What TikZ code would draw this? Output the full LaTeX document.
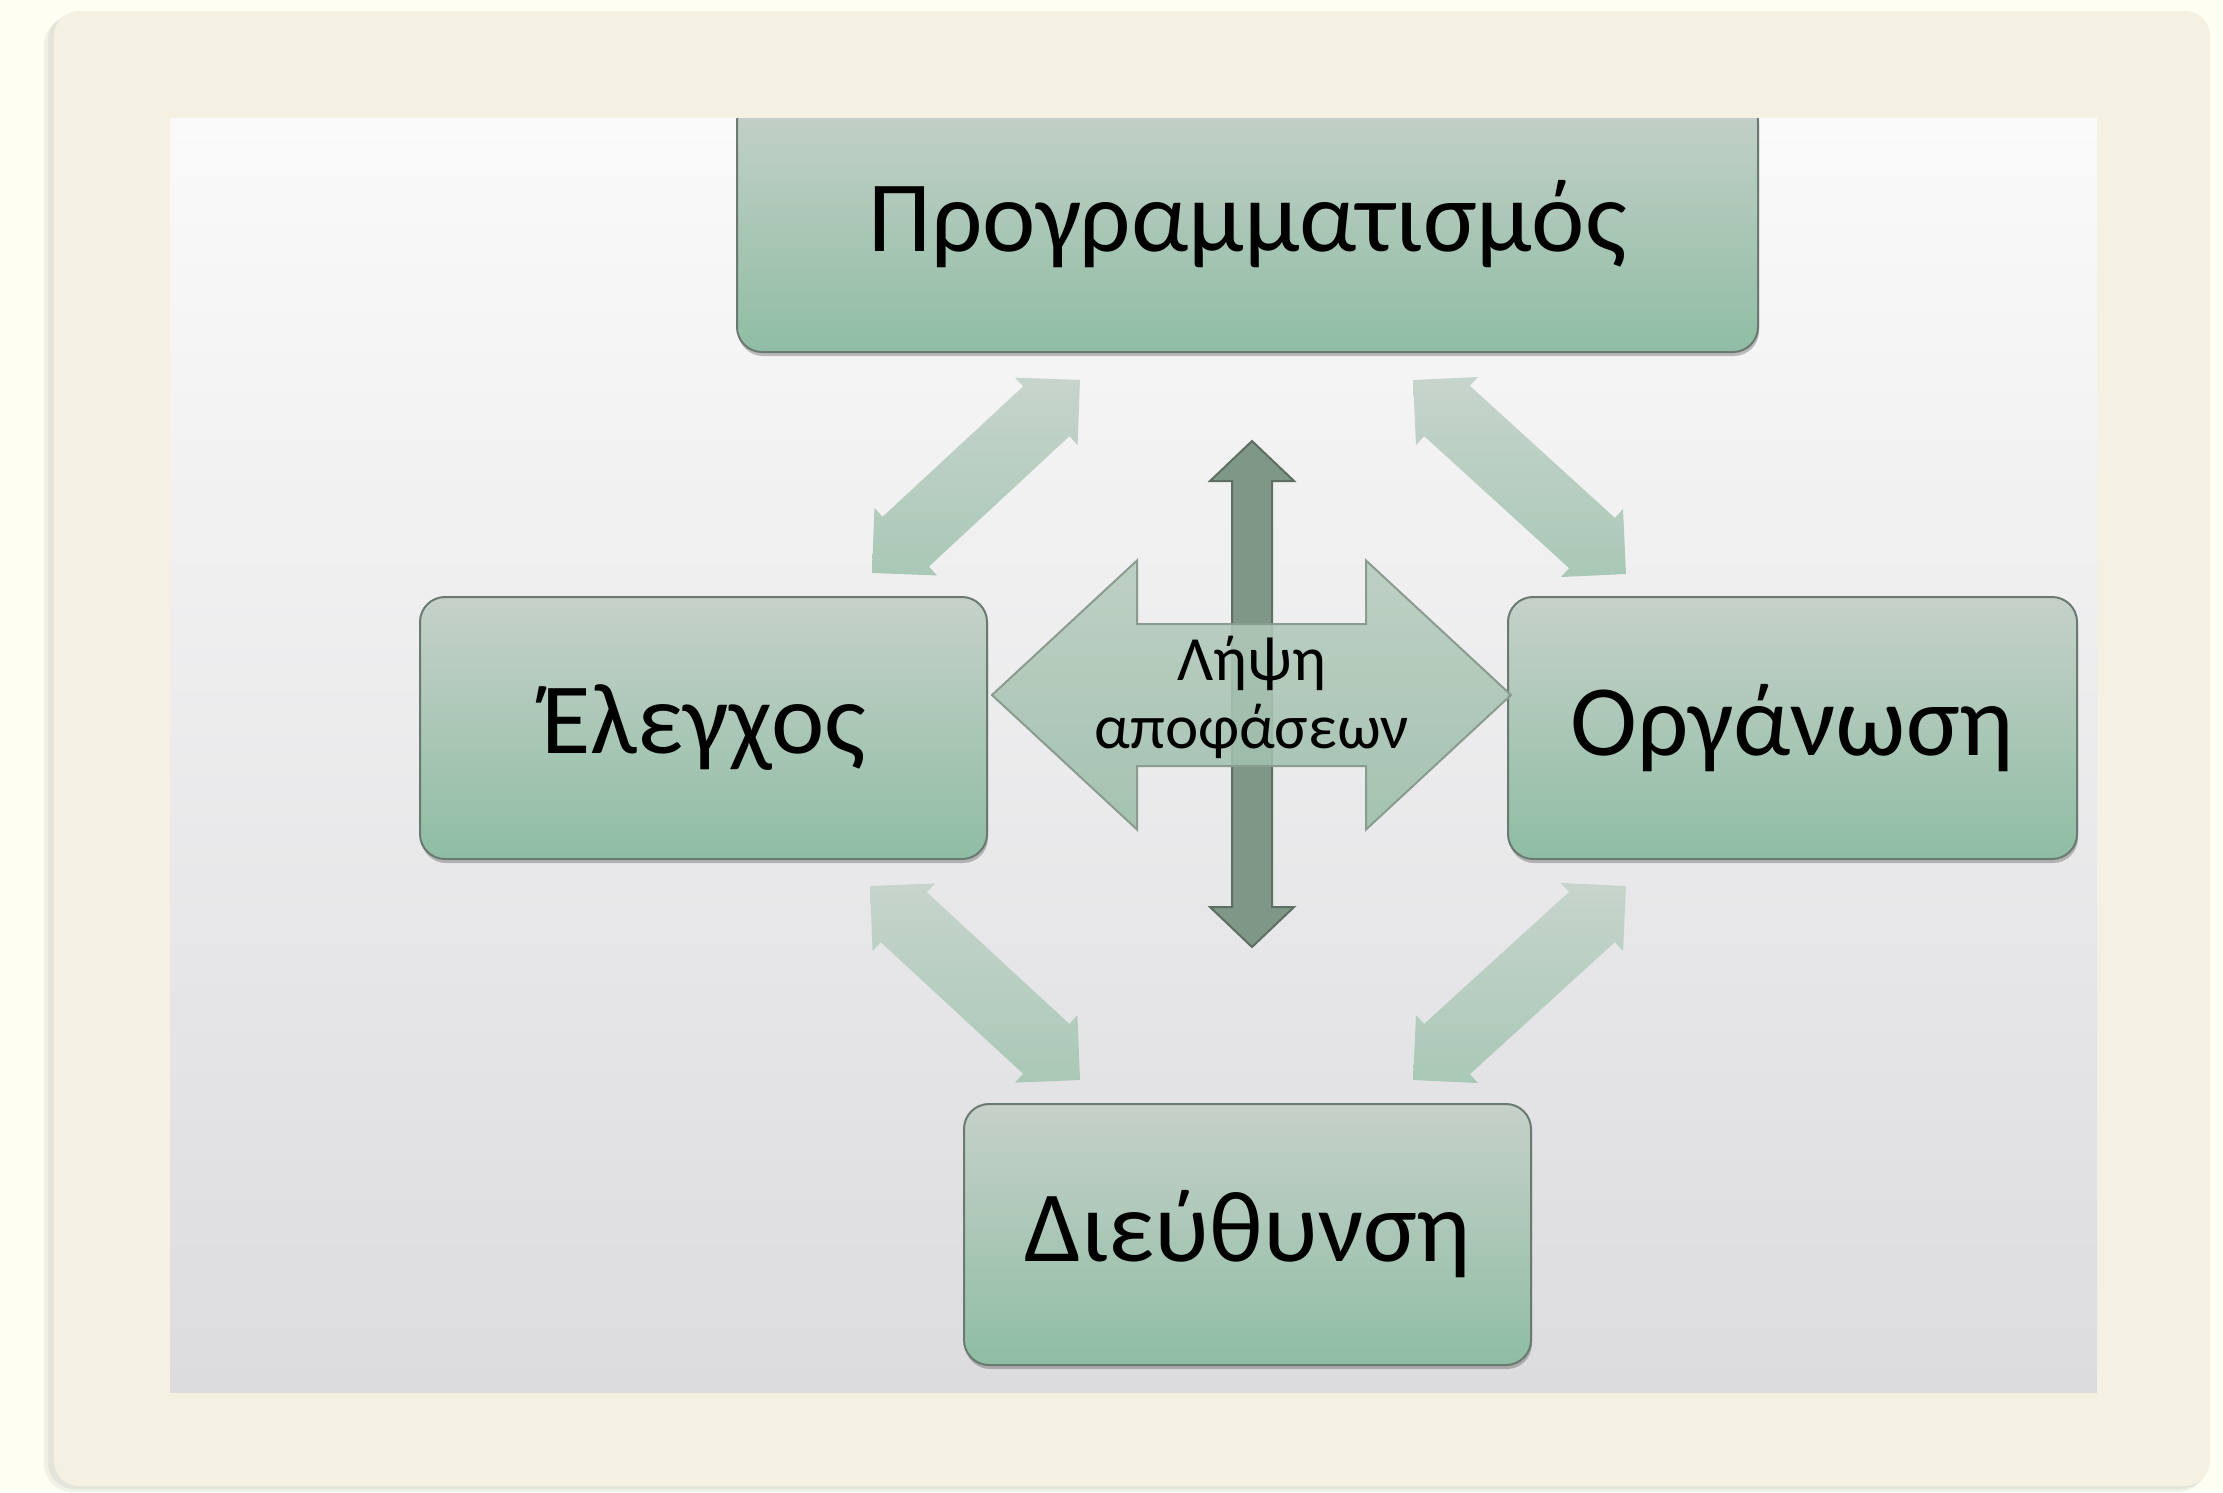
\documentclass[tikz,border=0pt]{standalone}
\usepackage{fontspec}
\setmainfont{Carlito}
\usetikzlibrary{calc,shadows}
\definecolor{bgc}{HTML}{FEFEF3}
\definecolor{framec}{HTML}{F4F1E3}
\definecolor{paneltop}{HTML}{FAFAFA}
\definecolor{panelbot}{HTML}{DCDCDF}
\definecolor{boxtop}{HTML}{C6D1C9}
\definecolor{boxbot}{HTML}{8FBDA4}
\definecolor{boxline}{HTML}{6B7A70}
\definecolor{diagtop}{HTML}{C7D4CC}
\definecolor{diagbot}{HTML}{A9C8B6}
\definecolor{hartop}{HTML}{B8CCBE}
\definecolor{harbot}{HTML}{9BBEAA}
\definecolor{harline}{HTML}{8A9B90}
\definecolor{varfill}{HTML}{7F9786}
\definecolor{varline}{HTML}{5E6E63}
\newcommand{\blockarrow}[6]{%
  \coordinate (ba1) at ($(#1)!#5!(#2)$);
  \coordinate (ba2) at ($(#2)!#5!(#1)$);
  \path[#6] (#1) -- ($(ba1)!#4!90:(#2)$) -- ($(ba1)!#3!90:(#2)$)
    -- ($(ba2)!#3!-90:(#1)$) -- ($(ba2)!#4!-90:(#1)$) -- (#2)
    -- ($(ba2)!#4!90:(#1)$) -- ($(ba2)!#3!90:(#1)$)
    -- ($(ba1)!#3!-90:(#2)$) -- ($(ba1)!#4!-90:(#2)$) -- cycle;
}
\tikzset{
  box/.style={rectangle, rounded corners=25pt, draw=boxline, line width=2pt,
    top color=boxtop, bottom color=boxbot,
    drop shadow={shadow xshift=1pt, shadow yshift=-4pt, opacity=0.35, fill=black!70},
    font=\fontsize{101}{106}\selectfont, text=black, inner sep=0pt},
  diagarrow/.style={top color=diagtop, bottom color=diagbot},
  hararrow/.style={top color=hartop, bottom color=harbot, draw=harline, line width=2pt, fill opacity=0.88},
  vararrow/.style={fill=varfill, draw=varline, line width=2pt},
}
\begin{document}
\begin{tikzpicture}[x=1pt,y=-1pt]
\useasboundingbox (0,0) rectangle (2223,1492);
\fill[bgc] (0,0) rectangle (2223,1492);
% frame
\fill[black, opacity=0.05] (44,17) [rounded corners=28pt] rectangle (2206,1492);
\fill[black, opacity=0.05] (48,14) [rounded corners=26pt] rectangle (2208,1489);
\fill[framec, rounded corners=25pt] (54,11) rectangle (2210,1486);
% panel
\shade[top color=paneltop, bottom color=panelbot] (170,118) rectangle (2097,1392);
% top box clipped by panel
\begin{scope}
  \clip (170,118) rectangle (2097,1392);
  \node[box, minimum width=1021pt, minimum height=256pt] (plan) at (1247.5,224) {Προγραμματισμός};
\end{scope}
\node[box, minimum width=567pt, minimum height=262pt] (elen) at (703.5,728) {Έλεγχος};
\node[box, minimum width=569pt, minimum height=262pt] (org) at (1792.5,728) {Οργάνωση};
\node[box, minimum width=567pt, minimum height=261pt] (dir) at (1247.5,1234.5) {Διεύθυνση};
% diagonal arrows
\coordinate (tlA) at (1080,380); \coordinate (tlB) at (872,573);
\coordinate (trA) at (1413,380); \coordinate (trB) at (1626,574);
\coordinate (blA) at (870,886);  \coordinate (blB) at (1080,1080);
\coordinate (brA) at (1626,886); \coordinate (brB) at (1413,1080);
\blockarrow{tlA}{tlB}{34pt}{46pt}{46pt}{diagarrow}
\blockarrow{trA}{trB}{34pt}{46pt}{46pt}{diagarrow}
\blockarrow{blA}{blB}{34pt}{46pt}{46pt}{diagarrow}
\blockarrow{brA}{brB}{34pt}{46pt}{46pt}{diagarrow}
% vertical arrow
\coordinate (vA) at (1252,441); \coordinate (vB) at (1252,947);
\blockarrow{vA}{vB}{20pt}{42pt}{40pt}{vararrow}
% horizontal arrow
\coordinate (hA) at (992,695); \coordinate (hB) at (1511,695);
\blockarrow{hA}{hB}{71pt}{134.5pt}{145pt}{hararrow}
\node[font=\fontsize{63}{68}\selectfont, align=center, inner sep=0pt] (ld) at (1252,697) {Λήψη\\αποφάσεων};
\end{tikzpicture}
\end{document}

------------------------------------------------

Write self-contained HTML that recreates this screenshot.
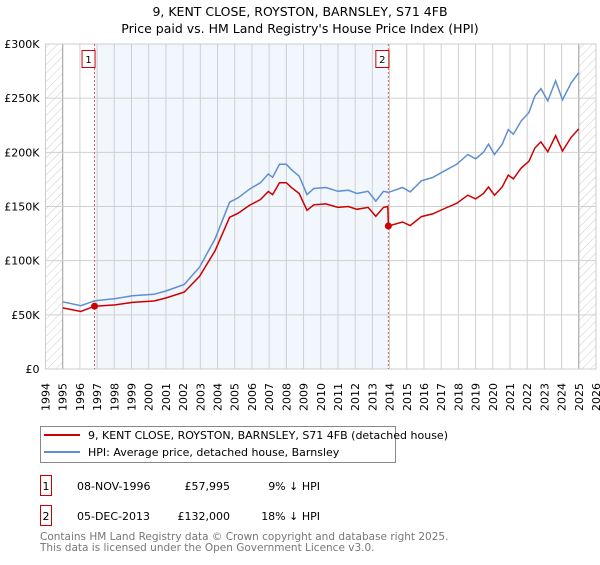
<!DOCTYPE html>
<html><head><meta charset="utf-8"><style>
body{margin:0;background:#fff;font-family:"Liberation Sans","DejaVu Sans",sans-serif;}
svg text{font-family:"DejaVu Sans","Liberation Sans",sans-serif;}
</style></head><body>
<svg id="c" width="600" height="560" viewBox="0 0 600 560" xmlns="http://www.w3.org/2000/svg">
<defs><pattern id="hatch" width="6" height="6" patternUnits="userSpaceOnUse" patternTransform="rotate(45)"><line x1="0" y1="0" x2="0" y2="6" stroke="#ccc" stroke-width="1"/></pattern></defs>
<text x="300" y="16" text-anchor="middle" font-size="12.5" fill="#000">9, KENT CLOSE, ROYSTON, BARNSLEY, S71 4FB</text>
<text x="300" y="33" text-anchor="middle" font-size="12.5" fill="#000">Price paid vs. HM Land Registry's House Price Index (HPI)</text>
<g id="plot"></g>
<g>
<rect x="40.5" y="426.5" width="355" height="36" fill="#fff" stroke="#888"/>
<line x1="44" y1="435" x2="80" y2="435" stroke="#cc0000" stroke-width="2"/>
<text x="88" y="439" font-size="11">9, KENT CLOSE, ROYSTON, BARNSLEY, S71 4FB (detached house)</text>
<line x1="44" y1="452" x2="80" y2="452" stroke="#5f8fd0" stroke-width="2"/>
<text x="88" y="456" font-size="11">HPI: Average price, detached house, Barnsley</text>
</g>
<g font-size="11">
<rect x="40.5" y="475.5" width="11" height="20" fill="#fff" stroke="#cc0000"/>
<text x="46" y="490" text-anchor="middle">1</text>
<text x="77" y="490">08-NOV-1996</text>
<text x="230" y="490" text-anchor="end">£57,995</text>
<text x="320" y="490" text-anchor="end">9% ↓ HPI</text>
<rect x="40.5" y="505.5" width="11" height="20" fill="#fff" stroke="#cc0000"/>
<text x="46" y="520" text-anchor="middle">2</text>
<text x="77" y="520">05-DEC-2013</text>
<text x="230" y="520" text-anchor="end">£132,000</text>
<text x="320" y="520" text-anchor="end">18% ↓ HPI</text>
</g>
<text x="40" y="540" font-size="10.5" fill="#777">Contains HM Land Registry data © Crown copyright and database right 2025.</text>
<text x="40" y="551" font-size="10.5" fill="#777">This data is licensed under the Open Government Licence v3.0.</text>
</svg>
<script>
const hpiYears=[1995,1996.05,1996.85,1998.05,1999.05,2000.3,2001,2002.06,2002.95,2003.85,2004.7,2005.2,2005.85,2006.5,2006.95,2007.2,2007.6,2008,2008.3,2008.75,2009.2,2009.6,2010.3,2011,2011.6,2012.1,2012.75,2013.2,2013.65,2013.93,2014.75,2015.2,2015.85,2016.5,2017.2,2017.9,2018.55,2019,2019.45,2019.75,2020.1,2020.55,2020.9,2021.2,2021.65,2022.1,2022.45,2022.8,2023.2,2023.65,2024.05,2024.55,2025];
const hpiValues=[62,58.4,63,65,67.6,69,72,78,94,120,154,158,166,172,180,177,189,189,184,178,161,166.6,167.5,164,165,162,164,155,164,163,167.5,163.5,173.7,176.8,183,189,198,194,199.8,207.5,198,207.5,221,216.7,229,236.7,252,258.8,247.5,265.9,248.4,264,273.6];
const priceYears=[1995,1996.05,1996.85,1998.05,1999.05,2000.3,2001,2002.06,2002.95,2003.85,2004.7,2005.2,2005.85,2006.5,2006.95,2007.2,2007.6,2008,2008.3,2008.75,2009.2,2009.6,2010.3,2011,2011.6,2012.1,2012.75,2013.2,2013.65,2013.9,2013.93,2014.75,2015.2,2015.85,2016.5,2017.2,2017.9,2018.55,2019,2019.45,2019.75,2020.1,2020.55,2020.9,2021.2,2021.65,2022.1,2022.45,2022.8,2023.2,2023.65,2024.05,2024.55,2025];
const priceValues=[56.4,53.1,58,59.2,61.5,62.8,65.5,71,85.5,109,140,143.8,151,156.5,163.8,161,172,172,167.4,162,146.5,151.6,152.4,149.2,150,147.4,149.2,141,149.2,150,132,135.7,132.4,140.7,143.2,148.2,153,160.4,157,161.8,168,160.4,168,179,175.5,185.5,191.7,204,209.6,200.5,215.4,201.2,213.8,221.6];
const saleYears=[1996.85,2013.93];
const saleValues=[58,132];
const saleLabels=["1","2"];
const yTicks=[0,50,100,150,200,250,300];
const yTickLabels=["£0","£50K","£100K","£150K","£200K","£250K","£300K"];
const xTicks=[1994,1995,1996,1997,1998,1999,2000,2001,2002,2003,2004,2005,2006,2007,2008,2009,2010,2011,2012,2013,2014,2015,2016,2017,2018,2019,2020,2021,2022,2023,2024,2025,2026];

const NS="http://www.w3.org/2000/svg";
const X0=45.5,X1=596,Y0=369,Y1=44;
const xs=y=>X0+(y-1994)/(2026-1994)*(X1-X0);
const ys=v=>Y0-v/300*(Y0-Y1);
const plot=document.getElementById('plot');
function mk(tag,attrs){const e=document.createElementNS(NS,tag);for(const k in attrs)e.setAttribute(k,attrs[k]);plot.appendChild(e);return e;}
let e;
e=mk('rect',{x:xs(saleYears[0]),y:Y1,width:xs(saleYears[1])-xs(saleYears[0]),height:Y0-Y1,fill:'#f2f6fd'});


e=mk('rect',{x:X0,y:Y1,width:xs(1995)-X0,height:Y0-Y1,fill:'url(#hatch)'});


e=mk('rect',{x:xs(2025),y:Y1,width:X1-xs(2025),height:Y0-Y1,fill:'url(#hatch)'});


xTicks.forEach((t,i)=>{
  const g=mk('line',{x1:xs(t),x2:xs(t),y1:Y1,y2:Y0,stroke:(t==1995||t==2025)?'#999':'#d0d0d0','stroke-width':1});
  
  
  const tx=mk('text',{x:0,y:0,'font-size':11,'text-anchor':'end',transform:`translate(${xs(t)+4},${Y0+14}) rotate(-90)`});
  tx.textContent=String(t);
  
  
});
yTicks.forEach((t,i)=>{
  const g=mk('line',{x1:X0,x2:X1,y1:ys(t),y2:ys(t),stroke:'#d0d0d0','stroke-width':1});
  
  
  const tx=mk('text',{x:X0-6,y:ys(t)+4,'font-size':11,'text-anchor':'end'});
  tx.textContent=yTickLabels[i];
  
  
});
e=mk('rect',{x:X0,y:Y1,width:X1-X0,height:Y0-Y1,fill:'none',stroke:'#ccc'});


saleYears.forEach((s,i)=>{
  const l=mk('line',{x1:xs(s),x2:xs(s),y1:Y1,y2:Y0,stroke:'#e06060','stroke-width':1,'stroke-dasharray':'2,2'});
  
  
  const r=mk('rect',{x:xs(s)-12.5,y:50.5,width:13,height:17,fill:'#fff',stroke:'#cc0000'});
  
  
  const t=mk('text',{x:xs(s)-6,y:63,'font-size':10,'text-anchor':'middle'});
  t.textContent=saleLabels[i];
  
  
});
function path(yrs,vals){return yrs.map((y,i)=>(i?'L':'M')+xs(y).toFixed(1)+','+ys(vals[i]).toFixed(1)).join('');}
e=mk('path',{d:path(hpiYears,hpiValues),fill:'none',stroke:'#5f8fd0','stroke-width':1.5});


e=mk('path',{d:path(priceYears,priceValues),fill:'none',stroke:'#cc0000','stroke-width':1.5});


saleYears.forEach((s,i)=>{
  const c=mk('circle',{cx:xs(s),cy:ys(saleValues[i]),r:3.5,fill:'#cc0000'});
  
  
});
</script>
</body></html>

------------------------------------------------

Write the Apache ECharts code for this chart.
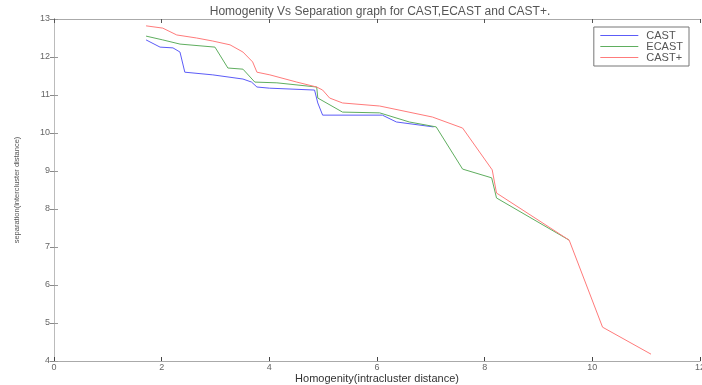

------------------------------------------------

Exercise brief >>
Identify the lines of the entries containing the string "draw". Copy each such line.

Final result >>
What TikZ code would draw this? Output the full LaTeX document.
  box/.style={rectangle, rounded corners=25pt, draw=boxline, line width=2pt,
  hararrow/.style={top color=hartop, bottom color=harbot, draw=harline, line width=2pt, fill opacity=0.88},
  vararrow/.style={fill=varfill, draw=varline, line width=2pt},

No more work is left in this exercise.